The motive for the attack is not known. But it comes on the same day that the Kurdish regional government inaugurated Massound Barzani as its president.
Iraq's Kurdish region has a strong local government thanks in part to the years of autonomy it enjoyed when the United States imposed a no-fly zone over region in 1991, to counter attacks on Kurds by the Saddam Hussein regime.
Kirkuk is the headquarters of northern Iraq's oil-and-gas industry. It does not fall within the Kurdish region, according to the internal boundaries drawn by the Saddam government. But Kurds have a historic claim to it.
Those competing claims have fueled ethnic tensions between the Kurds and the Arabs that Saddam Hussein sent to the city throughout the three decades he was in power.

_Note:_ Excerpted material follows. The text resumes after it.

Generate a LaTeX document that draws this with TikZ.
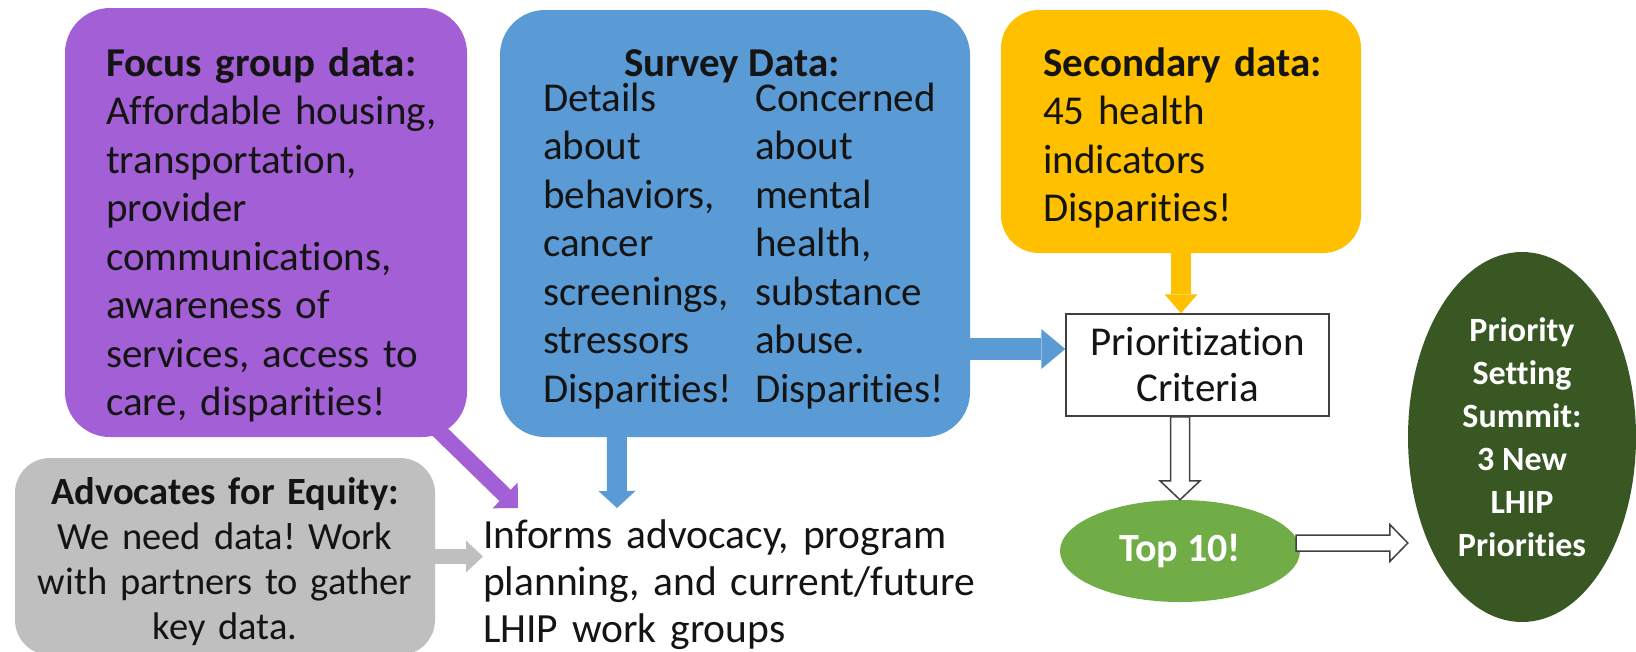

Now many see Kirkuk as a potential spark for sectarian clashes that could trigger broader fighting across the whole of Iraq.
Asos Hardi, the editor of the Kurdish weekly newspaper, Hawlati, says the trouble does not end there.
"Many neighboring countries are playing on the Kirkuk situation," he said. "Some of them for example, like Syria, would prefer an explosion inside the city, because maybe it will be the beginning of spoiling everything in the country. And even maybe [the] Iranian government because many Arabs [who] came to Kirkuk are Shiites."
Kurdish leaders are pushing for a referendum to be held determine Kirkuk's future status.
Meanwhile, a car-bomb killed at least six in the central Iraqi city of Baquba. Many of the dead were security personnel called in as reinforcements after a mortar attack took place on a police station.